Initial rumours of purchase negotiations were followed by initiatives on the part of the municipalities of Lake Bolsena aimed at sounding out possible public interest in the purchase with the Ministry of Cultural Heritage and the Region of Lazio, which, however, did not come to fruition.

Numerous monuments can be found on the island, including the Church of Saints James and Christopher attributed to the school of Vignola, characterised by its majestic dome: a treasure chest (such as the paintings by Annibale Caracci now in the Vatican) and the adjacent Franciscan convent now under restoration. The church was commissioned in 1588 by Cardinal Alessandro Farnese and was built on pre-existing buildings, designed by architect Giovanni Antonio Garzoni da Viggiù, who also designed the lead dome. A sort of ‘lighthouse’, clearly visible from the mainland, makes the Bisentina skyline unmistakable.

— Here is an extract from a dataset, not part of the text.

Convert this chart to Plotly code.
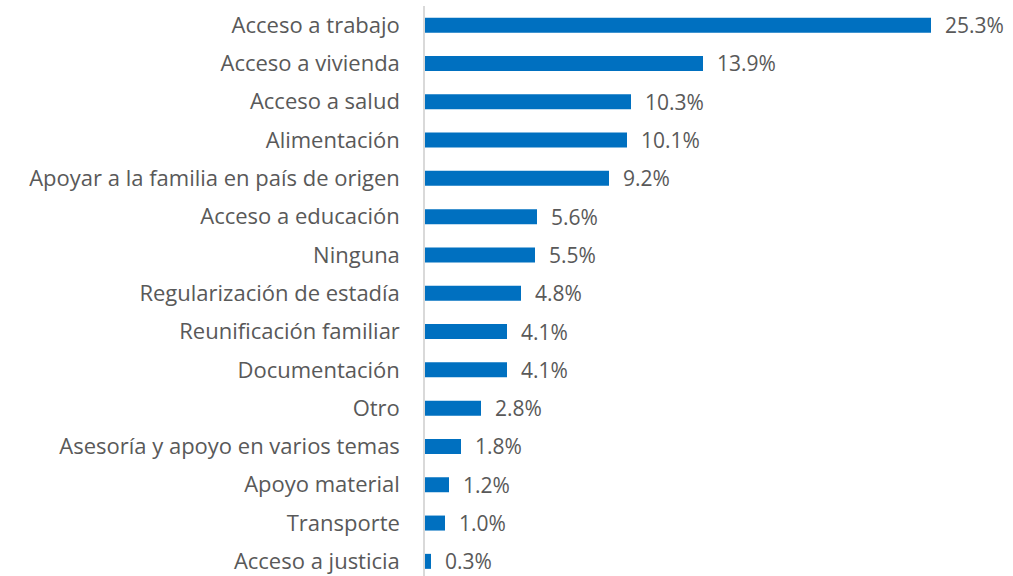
import plotly.graph_objects as go

categories = [
    "Acceso a trabajo",
    "Acceso a vivienda",
    "Acceso a salud",
    "Alimentación",
    "Apoyar a la familia en país de origen",
    "Acceso a educación",
    "Ninguna",
    "Regularización de estadía",
    "Reunificación familiar",
    "Documentación",
    "Otro",
    "Asesoría y apoyo en varios temas",
    "Apoyo material",
    "Transporte",
    "Acceso a justicia",
]
values = [25.3, 13.9, 10.3, 10.1, 9.2, 5.6, 5.5, 4.8, 4.1, 4.1, 2.8, 1.8, 1.2, 1.0, 0.3]

BAR_COLOR = "#0070C0"
TEXT_COLOR = "#595959"
FONT = "Open Sans"
LABEL_SIZE = 22
VALUE_SIZE = 21

positions = list(range(len(categories)))

fig = go.Figure(
    go.Bar(
        x=values,
        y=positions,
        orientation="h",
        marker=dict(color=BAR_COLOR, line=dict(width=0)),
        hoverinfo="skip",
    )
)

for v, p in zip(values, positions):
    fig.add_annotation(
        x=v, y=p, xref="x", yref="y",
        text=f"{v:.1f}%",
        showarrow=False,
        xanchor="left", yanchor="middle",
        xshift=12,
        font=dict(family=FONT, size=VALUE_SIZE, color=TEXT_COLOR),
    )

plot_top = 6
band = 38.3
plot_h = 576 - plot_top
bottom_val = -0.5 + plot_h / band

fig.update_layout(
    width=1013,
    height=576,
    margin=dict(l=425, r=0, t=plot_top, b=0),
    paper_bgcolor="white",
    plot_bgcolor="white",
    bargap=1 - 15 / band,
    showlegend=False,
    font=dict(family=FONT, size=LABEL_SIZE, color=TEXT_COLOR),
    xaxis=dict(
        range=[0, 588 / 20.0],
        showgrid=False,
        zeroline=False,
        showticklabels=False,
        showline=False,
        ticks="",
    ),
    yaxis=dict(
        range=[bottom_val, -0.5],
        tickmode="array",
        tickvals=positions,
        ticktext=categories,
        showgrid=False,
        zeroline=False,
        showline=True,
        linecolor="#D9D9D9",
        linewidth=1.5,
        ticks="",
        ticklabelstandoff=19,
        tickfont=dict(family=FONT, size=LABEL_SIZE, color=TEXT_COLOR),
    ),
)

fig.write_html("out.html")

The octagonal chapel of Santa Caterina, known as the ‘Rocchina’, is attributed to Antonio da Sangallo the Younger: built on an Etruscan columbarium, it rises from a rocky spur overlooking the lake. It owes its nickname to the fact that it is, in practice, a miniature of the Rocca di Capodimonte .

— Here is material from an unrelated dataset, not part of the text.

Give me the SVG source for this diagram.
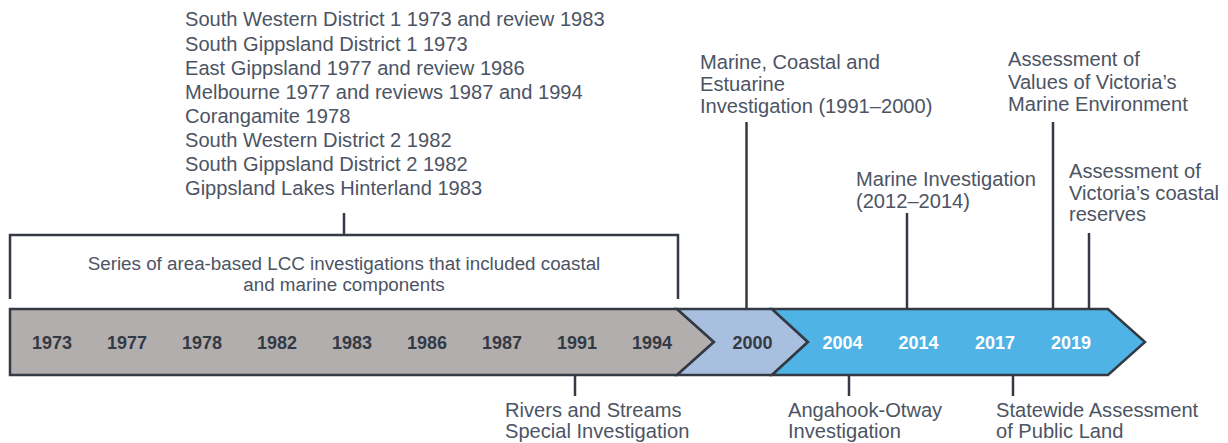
<svg xmlns="http://www.w3.org/2000/svg" width="1228" height="443" viewBox="0 0 1228 443">
<style>
.lbl{font-family:"Liberation Sans",Arial,sans-serif;font-size:20.1px;fill:#4c5464}
.br{font-family:"Liberation Sans",Arial,sans-serif;font-size:18.8px;fill:#4c5464;text-anchor:middle}
.yr{font-family:"Liberation Sans",Arial,sans-serif;font-size:18px;font-weight:bold;fill:#343a44;text-anchor:middle}
.yw{fill:#ffffff}
.ln{stroke:#343a44;stroke-width:2.5;fill:none}
.seg{stroke:#343a44;stroke-width:2.5;stroke-linejoin:miter}
</style>
<rect width="1228" height="443" fill="#ffffff"/>
<g id="band">
<polygon class="seg" fill="#b3aeae" points="10,309 677,309 714,342 677,375 10,375"/>
<polygon class="seg" fill="#a9bfdf" points="677,309 772,309 808,342 772,375 677,375 714,342"/>
<polygon class="seg" fill="#4fb3e6" points="772,309 1108,309 1145,342 1108,375 772,375 808,342"/>
<text class="yr" x="52" y="349">1973</text>
<text class="yr" x="127" y="349">1977</text>
<text class="yr" x="202" y="349">1978</text>
<text class="yr" x="277" y="349">1982</text>
<text class="yr" x="352" y="349">1983</text>
<text class="yr" x="427" y="349">1986</text>
<text class="yr" x="502" y="349">1987</text>
<text class="yr" x="577" y="349">1991</text>
<text class="yr" x="652" y="349">1994</text>
<text class="yr" x="752.5" y="349">2000</text>
<text class="yr yw" x="842.5" y="349">2004</text>
<text class="yr yw" x="918.5" y="349">2014</text>
<text class="yr yw" x="995" y="349">2017</text>
<text class="yr yw" x="1071" y="349">2019</text>
</g>
<g id="connectors">
<path class="ln" d="M10,299 V235 H678 V299"/>
<path class="ln" d="M344,213 V235"/>
<path class="ln" d="M746.5,122 V309"/>
<path class="ln" d="M907,213 V309"/>
<path class="ln" d="M1053,122 V309"/>
<path class="ln" d="M1089,233 V309"/>
<path class="ln" d="M575,375 V396"/>
<path class="ln" d="M849,375 V396"/>
<path class="ln" d="M1013,375 V396"/>
</g>
<g id="lcc-list">
<text class="lbl" x="185" y="26">South Western District 1 1973 and review 1983</text>
<text class="lbl" x="185" y="50.5">South Gippsland District 1 1973</text>
<text class="lbl" x="185" y="74.5">East Gippsland 1977 and review 1986</text>
<text class="lbl" x="185" y="98.5">Melbourne 1977 and reviews 1987 and 1994</text>
<text class="lbl" x="185" y="122.5">Corangamite 1978</text>
<text class="lbl" x="185" y="146.5">South Western District 2 1982</text>
<text class="lbl" x="185" y="170.5">South Gippsland District 2 1982</text>
<text class="lbl" x="185" y="194.5">Gippsland Lakes Hinterland 1983</text>
</g>
<g id="series">
<text class="br" x="344" y="270">Series of area-based LCC investigations that included coastal</text>
<text class="br" x="344" y="291">and marine components</text>
</g>
<g id="mcei">
<text class="lbl" x="700" y="69">Marine, Coastal and</text>
<text class="lbl" x="700" y="91">Estuarine</text>
<text class="lbl" x="700" y="113">Investigation (1991–2000)</text>
</g>
<g id="marine-inv">
<text class="lbl" x="856" y="186">Marine Investigation</text>
<text class="lbl" x="856" y="208">(2012–2014)</text>
</g>
<g id="values-marine">
<text class="lbl" x="1008" y="66">Assessment of</text>
<text class="lbl" x="1008" y="88.5">Values of Victoria’s</text>
<text class="lbl" x="1008" y="110.5">Marine Environment</text>
</g>
<g id="coastal-reserves">
<text class="lbl" x="1069" y="178">Assessment of</text>
<text class="lbl" x="1069" y="200">Victoria’s coastal</text>
<text class="lbl" x="1069" y="221">reserves</text>
</g>
<g id="rivers">
<text class="lbl" x="505" y="417">Rivers and Streams</text>
<text class="lbl" x="505" y="438">Special Investigation</text>
</g>
<g id="angahook">
<text class="lbl" x="788" y="417">Angahook-Otway</text>
<text class="lbl" x="788" y="438">Investigation</text>
</g>
<g id="statewide">
<text class="lbl" x="996" y="417">Statewide Assessment</text>
<text class="lbl" x="996" y="438">of Public Land</text>
</g>
</svg>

Then there is the Chapel of the Crucifix or Mount Calvary, which houses precious frescoes attributed to the hand of Benozzo Gozzoli,
and lastly, the horrible Malta dei Papi, a life-long prison for clergymen guilty of heresy, consisting of a miserable, dark cell inside a hill, with light filtering through a small trapdoor 20m above the ground.

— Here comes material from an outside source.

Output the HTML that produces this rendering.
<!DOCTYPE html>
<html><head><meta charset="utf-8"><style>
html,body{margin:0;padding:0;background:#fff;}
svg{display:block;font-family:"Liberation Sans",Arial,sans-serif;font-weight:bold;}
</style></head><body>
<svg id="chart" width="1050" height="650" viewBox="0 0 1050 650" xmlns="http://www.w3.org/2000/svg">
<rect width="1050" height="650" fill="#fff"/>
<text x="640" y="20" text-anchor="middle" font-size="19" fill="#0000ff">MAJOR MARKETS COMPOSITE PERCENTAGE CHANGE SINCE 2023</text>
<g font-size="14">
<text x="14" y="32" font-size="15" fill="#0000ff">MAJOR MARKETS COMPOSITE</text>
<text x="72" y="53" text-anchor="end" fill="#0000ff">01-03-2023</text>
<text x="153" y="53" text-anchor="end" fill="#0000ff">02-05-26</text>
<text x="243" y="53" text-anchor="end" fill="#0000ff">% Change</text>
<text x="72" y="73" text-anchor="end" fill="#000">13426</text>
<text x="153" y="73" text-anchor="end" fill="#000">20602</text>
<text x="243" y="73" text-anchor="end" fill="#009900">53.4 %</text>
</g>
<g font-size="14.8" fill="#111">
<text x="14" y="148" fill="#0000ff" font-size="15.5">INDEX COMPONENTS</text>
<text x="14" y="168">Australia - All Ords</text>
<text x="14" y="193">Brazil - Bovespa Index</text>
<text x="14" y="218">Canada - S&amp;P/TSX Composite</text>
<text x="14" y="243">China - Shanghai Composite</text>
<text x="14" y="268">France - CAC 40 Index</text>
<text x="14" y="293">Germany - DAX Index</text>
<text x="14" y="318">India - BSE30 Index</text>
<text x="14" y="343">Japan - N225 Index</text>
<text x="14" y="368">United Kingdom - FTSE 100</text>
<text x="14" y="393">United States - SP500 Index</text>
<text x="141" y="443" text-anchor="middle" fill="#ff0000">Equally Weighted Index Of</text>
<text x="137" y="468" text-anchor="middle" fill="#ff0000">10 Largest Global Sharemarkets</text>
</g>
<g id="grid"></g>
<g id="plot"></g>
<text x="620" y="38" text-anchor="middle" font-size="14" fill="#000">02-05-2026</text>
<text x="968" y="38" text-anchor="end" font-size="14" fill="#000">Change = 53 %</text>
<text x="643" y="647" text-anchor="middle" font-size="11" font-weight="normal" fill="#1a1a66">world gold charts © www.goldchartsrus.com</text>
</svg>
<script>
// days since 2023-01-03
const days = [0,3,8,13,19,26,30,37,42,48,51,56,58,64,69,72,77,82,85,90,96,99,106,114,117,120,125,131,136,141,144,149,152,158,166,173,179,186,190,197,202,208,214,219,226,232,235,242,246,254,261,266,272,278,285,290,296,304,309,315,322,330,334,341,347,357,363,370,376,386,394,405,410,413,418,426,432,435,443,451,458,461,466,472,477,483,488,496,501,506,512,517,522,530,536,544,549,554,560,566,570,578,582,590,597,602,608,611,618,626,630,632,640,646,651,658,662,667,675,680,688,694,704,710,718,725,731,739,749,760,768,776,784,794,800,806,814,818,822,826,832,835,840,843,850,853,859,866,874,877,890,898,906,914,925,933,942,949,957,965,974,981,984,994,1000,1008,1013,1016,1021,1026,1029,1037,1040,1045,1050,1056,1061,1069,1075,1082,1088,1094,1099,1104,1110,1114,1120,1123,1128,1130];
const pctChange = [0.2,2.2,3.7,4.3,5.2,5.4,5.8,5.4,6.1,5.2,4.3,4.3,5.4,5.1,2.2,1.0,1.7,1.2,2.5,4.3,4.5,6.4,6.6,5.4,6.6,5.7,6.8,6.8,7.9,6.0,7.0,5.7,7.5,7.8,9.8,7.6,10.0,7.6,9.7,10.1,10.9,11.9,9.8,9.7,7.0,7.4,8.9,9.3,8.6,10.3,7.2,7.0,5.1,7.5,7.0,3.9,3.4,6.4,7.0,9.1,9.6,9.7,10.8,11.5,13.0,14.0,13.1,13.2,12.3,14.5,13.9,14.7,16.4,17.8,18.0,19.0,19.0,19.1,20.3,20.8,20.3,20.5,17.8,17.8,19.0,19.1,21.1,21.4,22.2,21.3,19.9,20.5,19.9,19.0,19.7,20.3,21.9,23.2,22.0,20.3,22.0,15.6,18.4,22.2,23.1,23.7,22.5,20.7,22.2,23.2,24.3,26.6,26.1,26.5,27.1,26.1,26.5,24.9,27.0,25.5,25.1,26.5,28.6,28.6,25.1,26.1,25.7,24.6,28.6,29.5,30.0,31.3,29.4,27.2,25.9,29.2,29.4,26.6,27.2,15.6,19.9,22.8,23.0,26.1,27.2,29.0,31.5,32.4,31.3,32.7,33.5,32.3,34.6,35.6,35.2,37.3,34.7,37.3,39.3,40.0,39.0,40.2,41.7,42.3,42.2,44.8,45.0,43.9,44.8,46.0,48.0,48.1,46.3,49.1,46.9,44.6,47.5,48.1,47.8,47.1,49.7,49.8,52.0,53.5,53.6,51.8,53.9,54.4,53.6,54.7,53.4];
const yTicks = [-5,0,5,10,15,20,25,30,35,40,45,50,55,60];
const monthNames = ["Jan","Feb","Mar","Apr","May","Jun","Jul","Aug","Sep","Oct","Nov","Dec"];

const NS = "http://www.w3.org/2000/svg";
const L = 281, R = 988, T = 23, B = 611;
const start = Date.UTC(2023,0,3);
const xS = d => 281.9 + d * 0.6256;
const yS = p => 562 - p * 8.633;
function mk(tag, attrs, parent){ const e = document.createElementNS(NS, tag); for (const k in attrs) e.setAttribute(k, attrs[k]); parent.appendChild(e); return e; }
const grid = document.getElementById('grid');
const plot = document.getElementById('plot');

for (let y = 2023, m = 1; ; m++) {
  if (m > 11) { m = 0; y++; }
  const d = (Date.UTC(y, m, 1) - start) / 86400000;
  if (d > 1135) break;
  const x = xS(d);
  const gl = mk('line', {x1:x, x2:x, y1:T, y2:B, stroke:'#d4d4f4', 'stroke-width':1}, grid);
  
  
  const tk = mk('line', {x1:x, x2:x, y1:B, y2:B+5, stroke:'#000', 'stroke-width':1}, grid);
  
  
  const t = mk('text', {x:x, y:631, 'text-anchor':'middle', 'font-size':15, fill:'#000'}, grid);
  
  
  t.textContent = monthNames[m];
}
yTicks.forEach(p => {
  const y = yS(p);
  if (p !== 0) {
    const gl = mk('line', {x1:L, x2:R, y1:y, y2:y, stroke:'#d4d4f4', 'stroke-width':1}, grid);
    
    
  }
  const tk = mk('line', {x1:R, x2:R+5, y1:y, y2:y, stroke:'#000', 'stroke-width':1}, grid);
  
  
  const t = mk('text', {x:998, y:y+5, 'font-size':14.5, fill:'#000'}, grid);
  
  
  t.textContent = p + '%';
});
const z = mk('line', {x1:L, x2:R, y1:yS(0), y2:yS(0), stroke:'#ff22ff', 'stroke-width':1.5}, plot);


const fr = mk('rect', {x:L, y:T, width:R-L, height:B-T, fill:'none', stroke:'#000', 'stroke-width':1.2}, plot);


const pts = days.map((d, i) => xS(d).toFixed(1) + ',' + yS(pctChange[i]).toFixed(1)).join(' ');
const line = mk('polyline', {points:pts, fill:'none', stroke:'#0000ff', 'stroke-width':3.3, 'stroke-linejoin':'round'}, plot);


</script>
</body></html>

The Etruscans and Romans left only a few traces of their stay on the island. It was certainly inhabited in the 9th century when the coastal populations took refuge there to escape Saracen raids.
In the mid-12th century it became the property of the lords of Bisenzio who, following disputes with the islanders, set fire to it and abandoned it.
In 1261, Pope Urban IV reconquered the island, and in 1333 it was again destroyed by Ludwig the Bavarian, who had been accused of heresy and excommunicated by the Pope. Property of the Farnese family from 1400, it experienced a period of great prosperity and was visited by numerous popes.
The Farnese entrusted the island to the Friars Minor, who built a vegetable garden, seven chapels and a ‘Cenacolo’ overlooking the lake for meditation, one of the most evocative spots on the route.
In 1635 it was ruled by the Duke of Castro, Odoardo Farnese, who came into conflict with the Church, ending with the complete destruction of Castro.
Following this sad event, the island Bisentina, like Martana, returned to the church and was then ceded.

Mount Tabor is its highest point: in Paradise, Dante imagines here the perpetual prison of the popes.
The island Bisentina has always been considered an almost magical place shrouded in legends. According to one of the many tales, the island Bisentina is the Italian passage to the kingdom of ‘Agarthi’, from the Sanskrit ‘the inaccessible’. Agarthi (or Agartha) is a legendary kingdom, located in the centre of the planet and derived from the theory of the ‘hollow earth’, populated by an evolved, peaceful, morally upright civilisation, possibly already in contact with alien entities that would help mankind in case of danger and that has scattered passageways and places all over the world. For example, in Egypt, inside the Sphinx there is an unexplored tunnel that seems to lead to Agarthi, and so too in the Amazon rainforest.
Much more real, there is an almost spiritual path that also includes a unique naturalistic habitat of centuries-old trees and native flora. Rare exotic plants, native oaks and alders, and plants imported from the 17th century, such as plane trees, linden trees, eucalyptus, magnolias, cedars and palms, as well as rock species and ferns on the rock faces, coexist here. There are many Mediterranean plants such as holm oaks and wild olive trees, along with agaves and prickly pears.